Rudolph's pop-up collage, which she dedicated to Theodor Fontane's novel "Stine" (1890), is a homage to old Berlin and to the great chronicler of Prussian rank society. Stine is the short form of Ernestine, whom the poet made the protagonist of his book. Like Lene in "Irrungen, Wirrungen" (1898), neither of them can live out their love for their partners, who come from the nobility, because they are of low social standing. Rudolph's work has for its stage a Berlin city map in which the Invalidenstraße is marked, where Stine lived, which was tantamount to a social characterisation. The photographic documents Rudolph used for her impressive collage are not taken from flyers in this case, but from two books, one of which focuses on Fontane's time in the years 1850-1890, while the other describes and illustrates theatre performances in East Germany after 1945. Rudolph's work "Ich bin aus Mitte" is also a homage to Berlin, but in the spirit of the present.
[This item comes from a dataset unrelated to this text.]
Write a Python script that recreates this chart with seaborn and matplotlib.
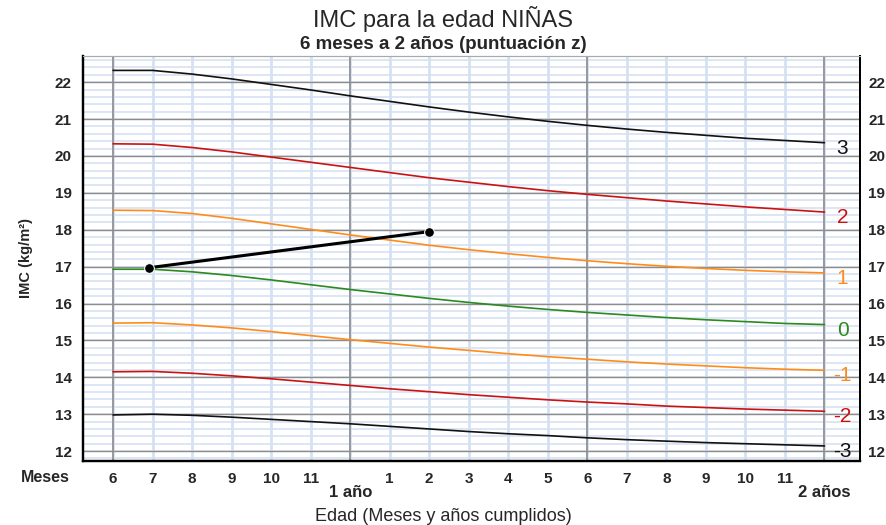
import numpy as np
import pandas as pd
import matplotlib
matplotlib.use("Agg")
import matplotlib.pyplot as plt
import matplotlib.transforms as mtransforms
import seaborn as sns

# edades en meses (6 meses a 2 años)
meses = list(range(6, 25))

# curvas de puntuación z (IMC kg/m²)
z_pos3 = [22.32, 22.32, 22.22, 22.09, 21.94, 21.79, 21.63, 21.48, 21.33, 21.19,
          21.06, 20.94, 20.83, 20.73, 20.64, 20.56, 20.48, 20.42, 20.36]
z_pos2 = [20.33, 20.32, 20.23, 20.11, 19.97, 19.83, 19.69, 19.55, 19.41, 19.29,
          19.17, 19.06, 18.96, 18.87, 18.78, 18.70, 18.62, 18.55, 18.48]
z_pos1 = [18.53, 18.52, 18.44, 18.31, 18.16, 18.01, 17.86, 17.72, 17.58, 17.46,
          17.35, 17.25, 17.16, 17.08, 17.01, 16.95, 16.90, 16.86, 16.83]
z_cero = [16.93, 16.93, 16.86, 16.76, 16.64, 16.51, 16.38, 16.26, 16.14, 16.03,
          15.93, 15.84, 15.76, 15.69, 15.62, 15.56, 15.51, 15.46, 15.43]
z_neg1 = [15.47, 15.48, 15.42, 15.34, 15.24, 15.13, 15.02, 14.92, 14.82, 14.73,
          14.64, 14.56, 14.49, 14.42, 14.36, 14.31, 14.26, 14.22, 14.19]
z_neg2 = [14.15, 14.16, 14.11, 14.04, 13.96, 13.87, 13.78, 13.69, 13.61, 13.53,
          13.46, 13.39, 13.33, 13.28, 13.22, 13.18, 13.14, 13.11, 13.08]
z_neg3 = [12.98, 13.00, 12.97, 12.92, 12.86, 12.80, 12.74, 12.67, 12.60, 12.53,
          12.47, 12.42, 12.36, 12.31, 12.27, 12.23, 12.20, 12.17, 12.14]

z_etiquetas = ["3", "2", "1", "0", "-1", "-2", "-3"]
z_colores = ["#111111", "#cc1111", "#ff8c1a", "#2a8a1e", "#ff8c1a", "#cc1111", "#111111"]

# mediciones de la niña
edad_nina = [6.9, 14.0]
imc_nina = [16.97, 17.95]

# etiquetas del eje x
x_etiquetas = ["6", "7", "8", "9", "10", "11", "", "1", "2", "3", "4", "5",
               "6", "7", "8", "9", "10", "11", ""]

curvas = [z_pos3, z_pos2, z_pos1, z_cero, z_neg1, z_neg2, z_neg3]
df = pd.concat([pd.DataFrame({"mes": meses, "imc": c, "z": lab})
                for c, lab in zip(curvas, z_etiquetas)], ignore_index=True)

sns.set_style("white")
plt.rcParams['font.family'] = ['Liberation Sans', 'DejaVu Sans']

fig = plt.figure(figsize=(8.86, 5.25), dpi=100)
ax = fig.add_axes([0.0937, 0.1225, 0.877, 0.7708])

ax.set_xlim(5.24, 24.9)
ax.set_ylim(11.74, 22.71)

# rejilla
for v in np.arange(11.8, 22.8, 0.2):
    ax.axhline(v, color="#d5e1f3", lw=1.2, zorder=0)
for v in range(6, 25):
    ax.axvline(v, color="#d5e1f3", lw=2.0, zorder=0)
for v in range(12, 23):
    ax.axhline(v, color="#8c8c8c", lw=1.0, zorder=1)
for v in [6, 12, 18, 24]:
    ax.axvline(v, color="#8c8c8c", lw=1.2, zorder=1)

pal = dict(zip(z_etiquetas, z_colores))
sns.lineplot(data=df, x="mes", y="imc", hue="z", palette=pal, ax=ax,
             legend=False, lw=1.2, zorder=3)

for c, lab, col in zip(curvas, z_etiquetas, z_colores):
    ax.annotate(lab, (24, c[-1]), xytext=(13, -4), textcoords="offset points",
                ha="center", va="center", fontsize=15, color=col)

sns.lineplot(x=edad_nina, y=imc_nina, ax=ax, color="black", lw=2.2,
             marker="o", markersize=7, zorder=5)

ax.set_xticks(meses)
ax.set_xticklabels(x_etiquetas, fontsize=11, fontweight="bold")
ax.set_yticks(range(12, 23))
ax.set_yticklabels([str(v) for v in range(12, 23)], fontsize=11, fontweight="bold")
ax.tick_params(axis="x", length=0, pad=8)
ax.tick_params(axis="y", length=0, pad=8)
ax.set_xlabel("")
ax.set_ylabel("IMC (kg/m²)", fontsize=10.5, fontweight="bold", labelpad=16)

trans = mtransforms.blended_transform_factory(ax.transData, ax.transAxes)
ax.text(12, -0.079, "1 año", transform=trans, ha="center", va="center",
        fontsize=12, fontweight="bold")
ax.text(24, -0.079, "2 años", transform=trans, ha="center", va="center",
        fontsize=12, fontweight="bold")
ax.text(-0.049, -0.042, "Meses", transform=ax.transAxes, ha="center", va="center",
        fontsize=11.5, fontweight="bold")

ax2 = ax.twinx()
ax2.set_ylim(ax.get_ylim())
ax2.set_yticks(range(12, 23))
ax2.set_yticklabels([str(v) for v in range(12, 23)], fontsize=11, fontweight="bold")
ax2.tick_params(axis="y", length=0, pad=6)

for a in (ax, ax2):
    a.spines["left"].set_color("black")
    a.spines["left"].set_linewidth(1.6)
    a.spines["bottom"].set_color("black")
    a.spines["bottom"].set_linewidth(1.6)
    a.spines["top"].set_color("#aaaaaa")
    a.spines["top"].set_linewidth(0.8)
    a.spines["right"].set_color("black")
    a.spines["right"].set_linewidth(1.4)
    a.spines["right"].set_linestyle((0, (2, 1)))

fig.text(0.5, 0.963, "IMC para la edad NIÑAS", ha="center", va="center", fontsize=17)
fig.text(0.5, 0.915, "6 meses a 2 años (puntuación z)", ha="center", va="center",
         fontsize=13.5, fontweight="bold")
fig.text(0.5, 0.017, "Edad (Meses y años cumplidos)", ha="center", va="center",
         fontsize=13)

fig.savefig("out.png", dpi=100)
This is also made clear by its title, which is superimposed in capitals over the streets and houses of the city, which are depicted in their outlines from a top view as if Google Earth had set its sights on them: As in Fontane's novel, we are not dealing here with the whole of Berlin, but with a specific district that became known after the fall of the Wall due to an influx from the West and corresponding economic investments. The portrait of a gathering of diverse people makes clear how much it stands for plurality. But Kathrina Rudolph also emphatically visualises the hedonism that was supposedly cultivated there: Through the "Oops, now I'm coming" guy at the top of the picture, the sphere with the many windows, which is equally reminiscent of a disco and a television tower, as well as the vending machine that promises a lot of amusement with "2 hours of laughter".
 
The atmosphere of easy going and easy living is unmistakably conveyed by the artist in terms of form and colour. Just as her pop-up works are characterised by their intensive formal elaboration. This becomes clear in glimpses of other works. In the composition of her pictures for the "Deutsche Theater", Kathrina Rudolph successfully operates in the spirit of Surrealism. Especially when she has an extremely enlarged leg stretch out of a bathtub with all kinds of flowers and blossoms floating in its dark water. In "Modell Berlin", she convinces us with the accumulation of various writings and texts, which she dynamically lays over a city map of the capital. The different lines of text visualise the diversity of the city in a metonymic manner. Whereas in "Staying Open", this title was also inspired by a theatre flyer, she does nothing more than relating two different city maps to each other. Compared to others her pop-up collage impresses with its minimalist restriction. Yet the work seems as if it wants to make precisely this geometric minimalism dance through its tricks and folds. In general, Kathrin Rudolph impresses with her ability to create tension with contrasts and opposites in her works. They do not only take place on the semantic level when she repeatedly relates the past and present to each other so that we can learn from them for the future. But also on the formal level in the confrontation of coloured and black-and-white images and of collisions in which the large and the small, the near and the far, the light and the heavy, the fine and the coarse, the grotesque and the realistic achieve a convincing unity and balance. Which is not only convincing in formal terms, but also a beautiful humanistic lesson in terms of content.